Sum of Gaussian vectors and large sets

TL;DR

This paper proves that certain subgaussian variables can be expressed as sums of Gaussian variables, confirming a conjecture, and applies these results to convexity problems and geometric estimates in Gaussian spaces.

Contribution

It establishes that subgaussian variables are sums of Gaussian variables and solves related conjectures and geometric problems.

Findings

Centered subgaussian variables are sums of three Gaussian variables.

Centered vectors with bounded norm and covariance can be expressed as sums of Gaussian vectors.
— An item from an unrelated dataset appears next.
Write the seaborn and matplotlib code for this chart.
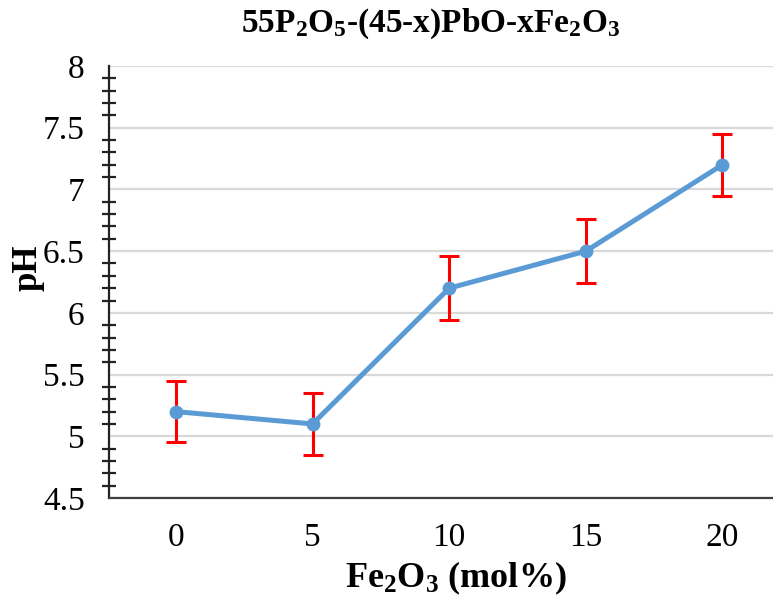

Results settle a conjecture and provide optimal geometric estimates in Gaussian spaces.

Abstract

We show that for some constant $\kappa>0$, any centered $\kappa$-subgaussian random variable is equal to the sum of three standard Gaussian random variables, confirming a conjecture of M. Talagrand. We also prove that given $\Lambda\geq 1$, any centered random vector $X$ in $\mathbb{R}^n$ such that $\|X\|\leq \Lambda$ almost surely and $\|\mathrm{Cov}(X)\|\leq {\Lambda^2 }{e^{-\Lambda^2}}$ is equal to the sum of a universal number of standard Gaussian random vectors. In particular, a centered random vector is subgaussian if and only if it is a finite sum of Gaussian random vectors. We apply these results to settle the permutation invariant case of M. Talagrand's convexity problem, and to give optimal estimates on the largest ellipsoid contained in a sum of large sets in Gaussian spaces.